Monday, June 1, 2009

It's still sinking in

I still can't believe that it actually happened. I took another test today, just to make sure that I'm actually still pregnant! I don't know what I am going to do with myself. But I mean, the doctor won't even see me until I'm 11 weeks, so I have to reassure myself somehow! I was going to try to post pictures of my positive pregnancy tests, but they didn't work right when I tried to resize them. Oh well.

Telling our parents Saturday was a nightmare. I really hope I don't have to go through that again. I know if we have more kids, telling them about #2 won't be nearly as hard.
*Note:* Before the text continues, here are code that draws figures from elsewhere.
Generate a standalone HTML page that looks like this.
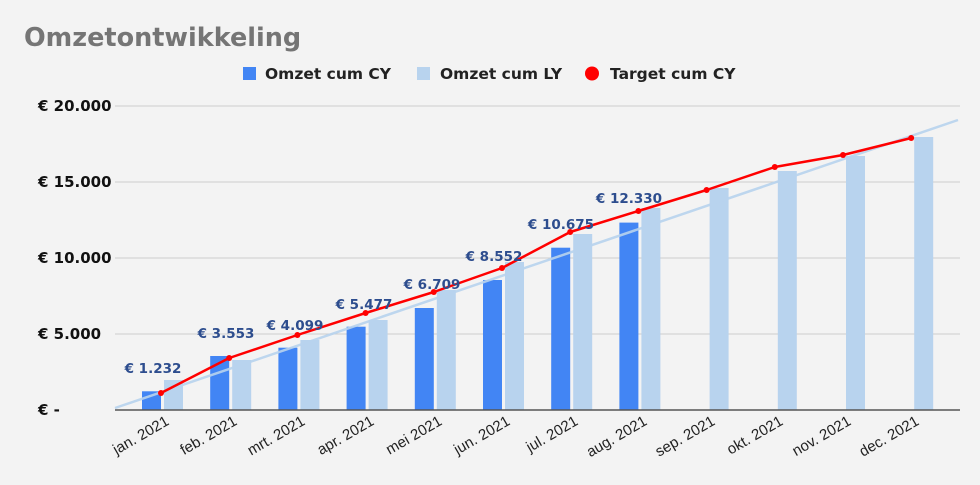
<!DOCTYPE html>
<html><head><meta charset="utf-8"><style>
html,body{margin:0;padding:0;background:#f3f3f3;}
svg{display:block;font-family:"Liberation Sans",sans-serif;}
.b{font-family:"DejaVu Sans","Liberation Sans",sans-serif;font-weight:bold;}
</style></head><body>
<svg width="980" height="485" viewBox="0 0 980 485">
<rect width="980" height="485" fill="#f3f3f3"/>
<text class="b" x="24" y="46" font-size="25.5" fill="#757575">Omzetontwikkeling</text>
<!-- legend -->
<rect x="243" y="67" width="13" height="13" fill="#4285f4"/>
<text class="b" x="265" y="79" font-size="15.5" fill="#222">Omzet cum CY</text>
<rect x="417" y="67" width="13" height="13" fill="#b8d3ee"/>
<text class="b" x="440" y="79" font-size="15.5" fill="#222">Omzet cum LY</text>
<circle cx="592" cy="73.5" r="7" fill="#ff0000"/>
<text class="b" x="610" y="79" font-size="15.5" fill="#222">Target cum CY</text>
<!-- grid -->
<g stroke="#cccccc" stroke-width="1">
<line x1="115" y1="106" x2="960" y2="106"/>
<line x1="115" y1="182" x2="960" y2="182"/>
<line x1="115" y1="258" x2="960" y2="258"/>
<line x1="115" y1="334" x2="960" y2="334"/>
</g>
<g class="b" font-size="15" fill="#111">
<text x="38" y="111">€ 20.000</text>
<text x="38" y="187">€ 15.000</text>
<text x="38" y="263">€ 10.000</text>
<text x="38" y="339">€ 5.000</text>
<text x="38" y="415">€ -</text>
</g>
<!-- LY bars -->
<g fill="#b8d3ee">
<rect x="164" y="380" width="19" height="30"/>
<rect x="232.2" y="360" width="19" height="50"/>
<rect x="300.4" y="340" width="19" height="70"/>
<rect x="368.6" y="320" width="19" height="90"/>
<rect x="436.8" y="290" width="19" height="120"/>
<rect x="505" y="262" width="19" height="148"/>
<rect x="573.2" y="234" width="19" height="176"/>
<rect x="641.4" y="208" width="19" height="202"/>
<rect x="709.6" y="188" width="19" height="222"/>
<rect x="777.8" y="171" width="19" height="239"/>
<rect x="846" y="156" width="19" height="254"/>
<rect x="914.2" y="137" width="19" height="273"/>
</g>
<!-- CY bars -->
<g fill="#4285f4">
<rect x="142" y="391.3" width="19" height="18.7"/>
<rect x="210.2" y="356" width="19" height="54"/>
<rect x="278.4" y="347.7" width="19" height="62.3"/>
<rect x="346.6" y="326.7" width="19" height="83.3"/>
<rect x="414.8" y="308" width="19" height="102"/>
<rect x="483" y="280" width="19" height="130"/>
<rect x="551.2" y="247.7" width="19" height="162.3"/>
<rect x="619.4" y="222.6" width="19" height="187.4"/>
</g>
<!-- trendline -->
<line x1="115" y1="408" x2="958" y2="120" stroke="#b8d3ee" stroke-width="2.5" opacity="0.9"/>
<line x1="115" y1="410" x2="960" y2="410" stroke="#555" stroke-width="1.5"/>
<!-- target -->
<polyline fill="none" stroke="#ff0000" stroke-width="2.5" stroke-linejoin="round"
points="161,393 229.2,358 297.4,335 365.6,313 433.8,292 502,268 570.2,232 638.4,211 706.6,190 774.8,167 843,155 911.2,138"/>
<g fill="#ff0000">
<circle cx="161" cy="393" r="3"/><circle cx="229.2" cy="358" r="3"/><circle cx="297.4" cy="335" r="3"/>
<circle cx="365.6" cy="313" r="3"/><circle cx="433.8" cy="292" r="3"/><circle cx="502" cy="268" r="3"/>
<circle cx="570.2" cy="232" r="3"/><circle cx="638.4" cy="211" r="3"/><circle cx="706.6" cy="190" r="3"/>
<circle cx="774.8" cy="167" r="3"/><circle cx="843" cy="155" r="3"/><circle cx="911.2" cy="138" r="3"/>
</g>
<!-- data labels -->
<g class="b" font-size="13.5" fill="#2d4d8e" text-anchor="middle">
<text x="153" y="373">€ 1.232</text>
<text x="226" y="338">€ 3.553</text>
<text x="295" y="330">€ 4.099</text>
<text x="364" y="309">€ 5.477</text>
<text x="432" y="289">€ 6.709</text>
<text x="494" y="261">€ 8.552</text>
<text x="561" y="229">€ 10.675</text>
<text x="629" y="203">€ 12.330</text>
</g>
<!-- x labels -->
<g font-size="15" fill="#222" text-anchor="end">
<text transform="translate(170,424) rotate(-30)">jan. 2021</text>
<text transform="translate(238,424) rotate(-30)">feb. 2021</text>
<text transform="translate(306,424) rotate(-30)">mrt. 2021</text>
<text transform="translate(375,424) rotate(-30)">apr. 2021</text>
<text transform="translate(443,424) rotate(-30)">mei 2021</text>
<text transform="translate(511,424) rotate(-30)">jun. 2021</text>
<text transform="translate(579,424) rotate(-30)">jul. 2021</text>
<text transform="translate(648,424) rotate(-30)">aug. 2021</text>
<text transform="translate(716,424) rotate(-30)">sep. 2021</text>
<text transform="translate(784,424) rotate(-30)">okt. 2021</text>
<text transform="translate(852,424) rotate(-30)">nov. 2021</text>
<text transform="translate(920,424) rotate(-30)">dec. 2021</text>
</g>
</svg>
</body></html>
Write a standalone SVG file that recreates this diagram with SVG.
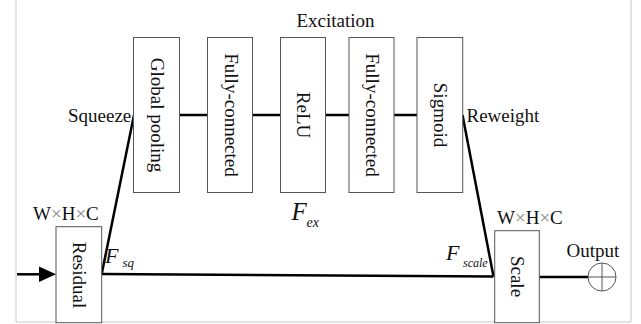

We went to target and found a onsie that said, "If mommy says no, ask Grandma" that we gave to my mom, and a bib that says "Grandma's #1" that we gave A's mom. I was really nervous about what my parents would say, so we went to tell them first. I gave mom the bag with the onsie in it, she opened it and didn't really say anything. Then dad said, "Is there a reason why you gave her that?" Come on, dad! Geeze. They didn't really say too much, but I think they are going to be ok with it. I think my dad still thinks it's way too soon, but whatever.

We had to wait around forever for A's parents to get home. Once we did, his mom didn't really have the reaction I was hoping for. I thought that she was going to be super excited about it, but then she said some stuff along the lines of it was too early, even though she's been asking us when we were going to get pregnant ever since we got married! Apparently she's excited about it now, because my sister in law said that her mom was telling everyone she knew!

A's dad was a complete ass, just like I figured he would be. On one hand, I really need to stop taking everything he says so seriously. On the other, he really shouldn't have been so insensitive with a topic like this. He asked me if I had been to the doctor yet and when I told him no, he said "Good, then there's a chance that she's not pregnant." Really? Really? Then he started whispering to A "Diapers stink" No shit, dad, really? When we finally left their house, which felt like forever, I sat in A's car and cried. Why couldn't this be a happy experience? I mean, A and I are so happy, but it was so stressful having to tell the parents. I'm glad that it's over with.

I knew that I would be getting sleepy, but nothing like I'm feeling! I took two naps yesterday and I still went to bed at 1o. I am having a hard time keeping my eyes open today. A nap is going to be inevitable. Thank goodness that I have the next 2 months off. I don't know how I'm going to handle it when I have to go back to work in the fall. It makes me sleepy just thinking about it.

I'm also super nauseous, although I haven't thrown up yet (knock on wood). Eating seems to help, although it sucks to have to try to eat when your tummy is upset.


I have to pee - again. It's only going to get worse!

1 comment:

  1. Congrats to you! I'm sorry that telling your parents was so rough. I am sure they'll come around. GL!